MATERIAL SHOWN:

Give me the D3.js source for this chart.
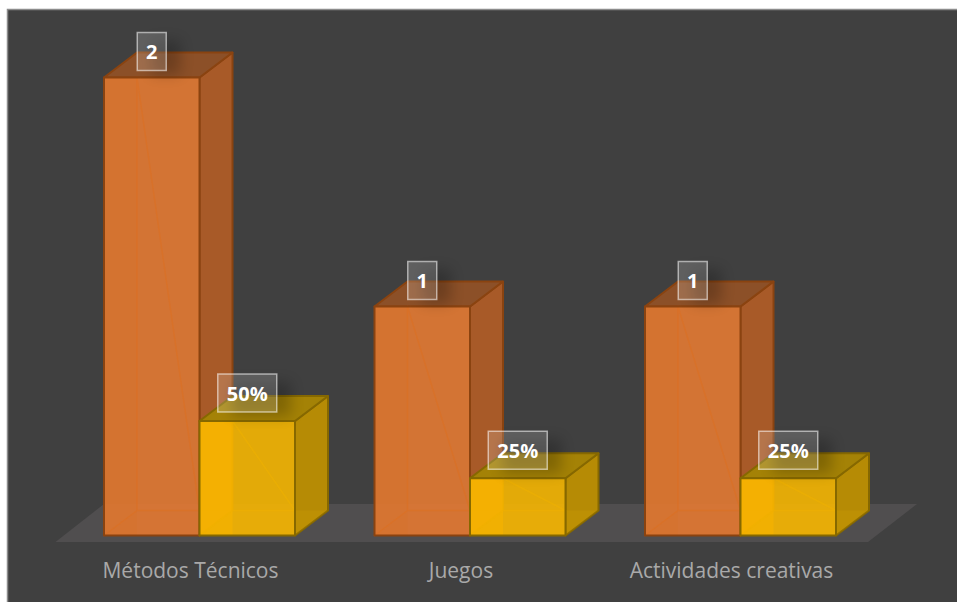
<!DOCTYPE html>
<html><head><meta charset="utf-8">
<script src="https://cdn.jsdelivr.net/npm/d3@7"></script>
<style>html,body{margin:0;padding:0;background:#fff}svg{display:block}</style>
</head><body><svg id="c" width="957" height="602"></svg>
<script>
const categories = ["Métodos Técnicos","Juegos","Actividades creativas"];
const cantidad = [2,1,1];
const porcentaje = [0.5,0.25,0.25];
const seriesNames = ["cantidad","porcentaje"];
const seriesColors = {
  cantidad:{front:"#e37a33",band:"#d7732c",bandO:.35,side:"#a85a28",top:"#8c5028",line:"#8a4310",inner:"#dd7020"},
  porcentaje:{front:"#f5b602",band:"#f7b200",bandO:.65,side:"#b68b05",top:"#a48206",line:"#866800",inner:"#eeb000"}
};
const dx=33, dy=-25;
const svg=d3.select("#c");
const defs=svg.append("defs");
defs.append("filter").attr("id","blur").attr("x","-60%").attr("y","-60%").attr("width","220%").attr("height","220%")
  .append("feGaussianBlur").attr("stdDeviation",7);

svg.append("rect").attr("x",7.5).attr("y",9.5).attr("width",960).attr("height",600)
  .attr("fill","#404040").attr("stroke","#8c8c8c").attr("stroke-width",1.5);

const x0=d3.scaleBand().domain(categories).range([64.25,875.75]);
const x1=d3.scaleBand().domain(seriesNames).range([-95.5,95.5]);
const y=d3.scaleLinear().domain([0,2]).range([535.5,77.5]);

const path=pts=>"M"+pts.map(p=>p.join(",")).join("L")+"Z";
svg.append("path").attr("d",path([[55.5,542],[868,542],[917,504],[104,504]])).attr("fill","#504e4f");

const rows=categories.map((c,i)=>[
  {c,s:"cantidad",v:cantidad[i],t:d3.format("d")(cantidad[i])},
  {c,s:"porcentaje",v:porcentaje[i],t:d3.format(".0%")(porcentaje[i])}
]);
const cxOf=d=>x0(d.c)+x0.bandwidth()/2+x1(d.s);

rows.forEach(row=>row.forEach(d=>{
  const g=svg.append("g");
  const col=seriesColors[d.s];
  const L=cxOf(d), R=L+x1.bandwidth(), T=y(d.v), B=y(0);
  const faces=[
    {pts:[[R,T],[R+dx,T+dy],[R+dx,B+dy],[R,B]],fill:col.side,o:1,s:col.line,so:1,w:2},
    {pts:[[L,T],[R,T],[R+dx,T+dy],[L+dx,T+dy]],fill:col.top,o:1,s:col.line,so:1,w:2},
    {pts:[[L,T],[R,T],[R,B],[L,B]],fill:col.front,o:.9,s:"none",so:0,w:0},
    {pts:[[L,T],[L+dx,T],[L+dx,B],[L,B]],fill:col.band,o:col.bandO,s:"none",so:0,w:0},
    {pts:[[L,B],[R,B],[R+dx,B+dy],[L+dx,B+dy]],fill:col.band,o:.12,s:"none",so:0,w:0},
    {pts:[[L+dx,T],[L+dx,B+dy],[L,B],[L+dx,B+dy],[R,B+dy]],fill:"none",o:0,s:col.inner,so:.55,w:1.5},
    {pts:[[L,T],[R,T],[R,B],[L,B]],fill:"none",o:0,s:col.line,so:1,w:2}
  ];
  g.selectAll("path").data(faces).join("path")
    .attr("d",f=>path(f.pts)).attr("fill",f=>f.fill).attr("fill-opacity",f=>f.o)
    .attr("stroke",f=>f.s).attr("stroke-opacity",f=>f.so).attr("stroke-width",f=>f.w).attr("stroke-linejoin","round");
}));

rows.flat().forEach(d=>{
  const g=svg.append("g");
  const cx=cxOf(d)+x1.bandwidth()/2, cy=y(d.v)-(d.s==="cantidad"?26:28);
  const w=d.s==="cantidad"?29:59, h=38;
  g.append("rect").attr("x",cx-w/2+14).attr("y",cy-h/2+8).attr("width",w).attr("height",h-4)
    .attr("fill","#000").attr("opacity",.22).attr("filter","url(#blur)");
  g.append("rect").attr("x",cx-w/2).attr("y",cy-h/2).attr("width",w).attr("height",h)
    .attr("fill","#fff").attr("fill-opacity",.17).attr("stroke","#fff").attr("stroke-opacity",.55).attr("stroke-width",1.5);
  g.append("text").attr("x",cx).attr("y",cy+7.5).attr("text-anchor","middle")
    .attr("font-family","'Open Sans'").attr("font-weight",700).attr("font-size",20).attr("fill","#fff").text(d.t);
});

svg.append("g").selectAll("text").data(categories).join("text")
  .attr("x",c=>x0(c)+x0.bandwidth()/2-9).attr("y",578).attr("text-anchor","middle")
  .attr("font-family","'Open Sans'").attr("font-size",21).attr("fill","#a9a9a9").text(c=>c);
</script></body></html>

---

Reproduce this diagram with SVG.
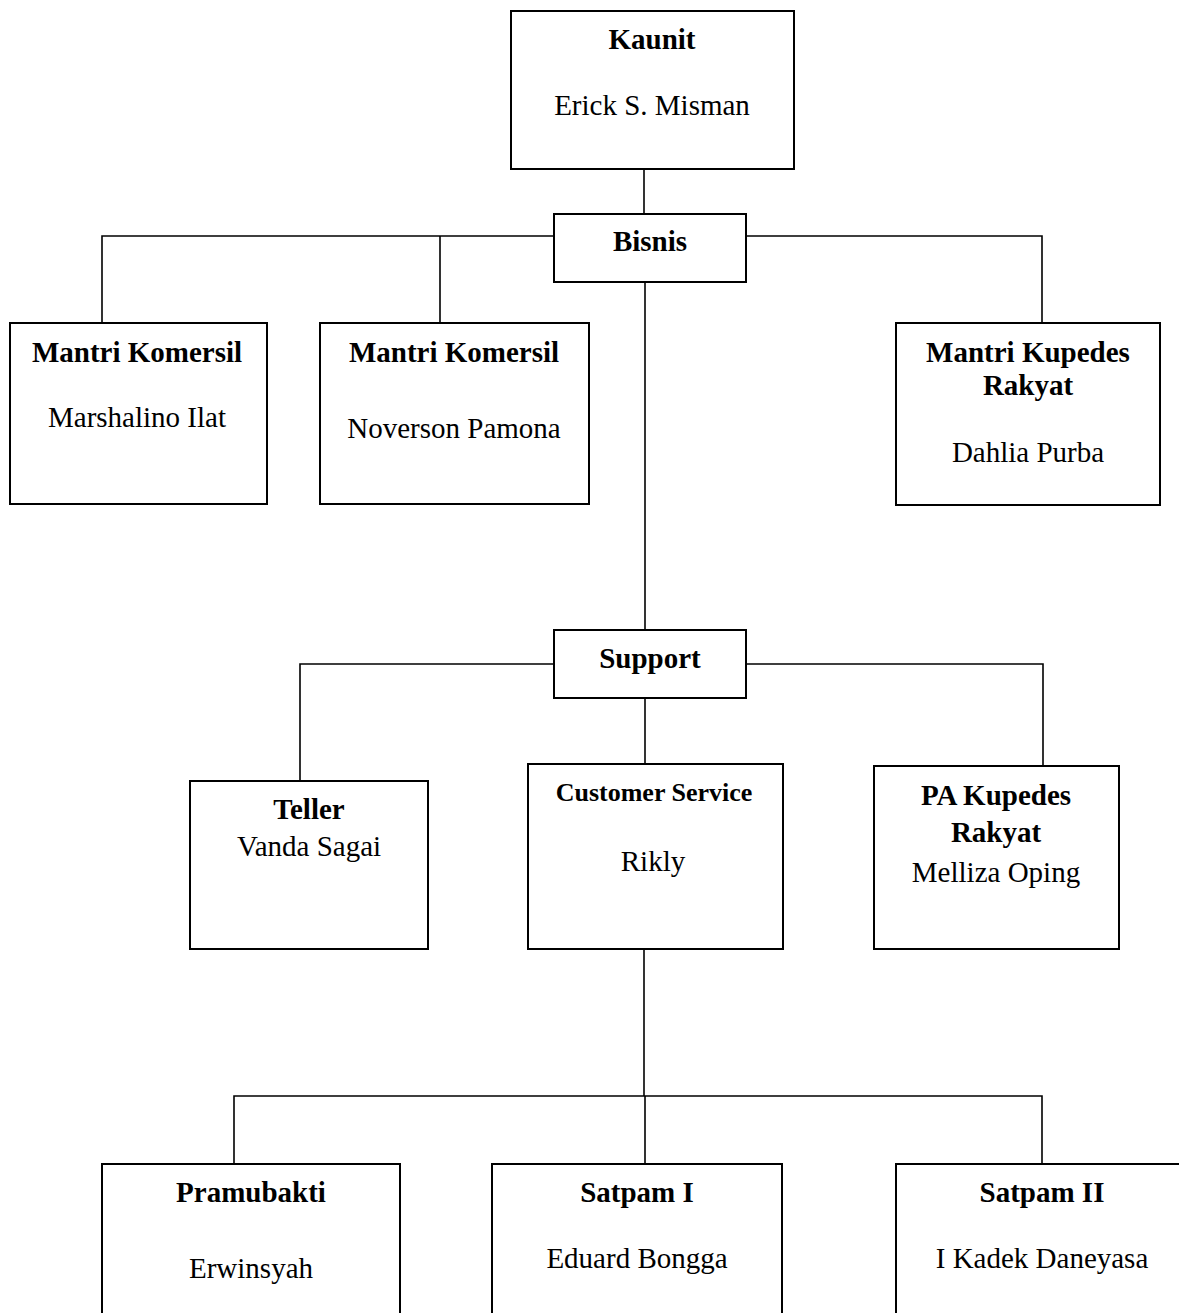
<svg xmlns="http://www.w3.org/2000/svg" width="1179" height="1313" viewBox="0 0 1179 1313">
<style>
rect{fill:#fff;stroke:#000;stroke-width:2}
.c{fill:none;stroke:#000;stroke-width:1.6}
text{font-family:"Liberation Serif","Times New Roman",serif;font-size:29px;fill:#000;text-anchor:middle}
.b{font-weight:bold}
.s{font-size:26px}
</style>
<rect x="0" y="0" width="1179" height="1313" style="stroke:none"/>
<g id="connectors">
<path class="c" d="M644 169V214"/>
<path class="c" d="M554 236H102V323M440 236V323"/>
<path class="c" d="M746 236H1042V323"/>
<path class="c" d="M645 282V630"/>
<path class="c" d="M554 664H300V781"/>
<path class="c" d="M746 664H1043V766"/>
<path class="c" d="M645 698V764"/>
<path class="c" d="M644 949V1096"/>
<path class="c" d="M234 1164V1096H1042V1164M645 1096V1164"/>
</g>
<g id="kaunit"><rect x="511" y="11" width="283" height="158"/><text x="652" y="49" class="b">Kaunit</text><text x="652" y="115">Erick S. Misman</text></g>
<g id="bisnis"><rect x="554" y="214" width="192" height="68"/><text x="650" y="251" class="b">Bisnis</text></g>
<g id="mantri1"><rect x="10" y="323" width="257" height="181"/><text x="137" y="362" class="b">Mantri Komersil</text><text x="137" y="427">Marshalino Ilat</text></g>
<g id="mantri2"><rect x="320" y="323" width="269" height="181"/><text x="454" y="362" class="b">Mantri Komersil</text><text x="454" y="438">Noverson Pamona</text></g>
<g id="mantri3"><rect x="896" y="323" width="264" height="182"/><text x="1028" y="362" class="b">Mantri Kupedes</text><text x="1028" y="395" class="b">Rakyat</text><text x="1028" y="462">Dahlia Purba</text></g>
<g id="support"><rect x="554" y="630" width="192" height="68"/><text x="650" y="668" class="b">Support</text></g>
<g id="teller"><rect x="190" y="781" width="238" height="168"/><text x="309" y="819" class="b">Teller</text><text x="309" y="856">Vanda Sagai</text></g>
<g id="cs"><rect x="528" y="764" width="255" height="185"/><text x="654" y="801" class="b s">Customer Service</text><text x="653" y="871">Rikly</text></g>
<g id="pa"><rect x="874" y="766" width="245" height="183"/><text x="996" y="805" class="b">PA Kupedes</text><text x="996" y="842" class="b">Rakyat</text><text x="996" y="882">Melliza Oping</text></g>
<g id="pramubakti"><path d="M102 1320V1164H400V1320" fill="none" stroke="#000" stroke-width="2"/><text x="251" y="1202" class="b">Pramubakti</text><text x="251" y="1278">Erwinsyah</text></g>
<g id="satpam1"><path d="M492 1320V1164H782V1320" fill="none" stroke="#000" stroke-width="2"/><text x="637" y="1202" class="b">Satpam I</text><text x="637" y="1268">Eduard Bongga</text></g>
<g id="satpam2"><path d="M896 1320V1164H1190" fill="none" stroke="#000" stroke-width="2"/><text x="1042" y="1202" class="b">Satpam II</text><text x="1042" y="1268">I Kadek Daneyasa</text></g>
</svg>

PROBLEM DESCRIPTION: Transcribe only the lines above that start at the line containing "Give me the D3.js source for this chart." and end at the line containing "const cxOf=d=>x0(d.c)+x0.bandwidth()/2+x1(d.s);". Omit pictures.

EXPECTED OUTPUT:
Give me the D3.js source for this chart.
<!DOCTYPE html>
<html><head><meta charset="utf-8">
<script src="https://cdn.jsdelivr.net/npm/d3@7"></script>
<style>html,body{margin:0;padding:0;background:#fff}svg{display:block}</style>
</head><body><svg id="c" width="957" height="602"></svg>
<script>
const categories = ["Métodos Técnicos","Juegos","Actividades creativas"];
const cantidad = [2,1,1];
const porcentaje = [0.5,0.25,0.25];
const seriesNames = ["cantidad","porcentaje"];
const seriesColors = {
  cantidad:{front:"#e37a33",band:"#d7732c",bandO:.35,side:"#a85a28",top:"#8c5028",line:"#8a4310",inner:"#dd7020"},
  porcentaje:{front:"#f5b602",band:"#f7b200",bandO:.65,side:"#b68b05",top:"#a48206",line:"#866800",inner:"#eeb000"}
};
const dx=33, dy=-25;
const svg=d3.select("#c");
const defs=svg.append("defs");
defs.append("filter").attr("id","blur").attr("x","-60%").attr("y","-60%").attr("width","220%").attr("height","220%")
  .append("feGaussianBlur").attr("stdDeviation",7);

svg.append("rect").attr("x",7.5).attr("y",9.5).attr("width",960).attr("height",600)
  .attr("fill","#404040").attr("stroke","#8c8c8c").attr("stroke-width",1.5);

const x0=d3.scaleBand().domain(categories).range([64.25,875.75]);
const x1=d3.scaleBand().domain(seriesNames).range([-95.5,95.5]);
const y=d3.scaleLinear().domain([0,2]).range([535.5,77.5]);

const path=pts=>"M"+pts.map(p=>p.join(",")).join("L")+"Z";
svg.append("path").attr("d",path([[55.5,542],[868,542],[917,504],[104,504]])).attr("fill","#504e4f");

const rows=categories.map((c,i)=>[
  {c,s:"cantidad",v:cantidad[i],t:d3.format("d")(cantidad[i])},
  {c,s:"porcentaje",v:porcentaje[i],t:d3.format(".0%")(porcentaje[i])}
]);
const cxOf=d=>x0(d.c)+x0.bandwidth()/2+x1(d.s);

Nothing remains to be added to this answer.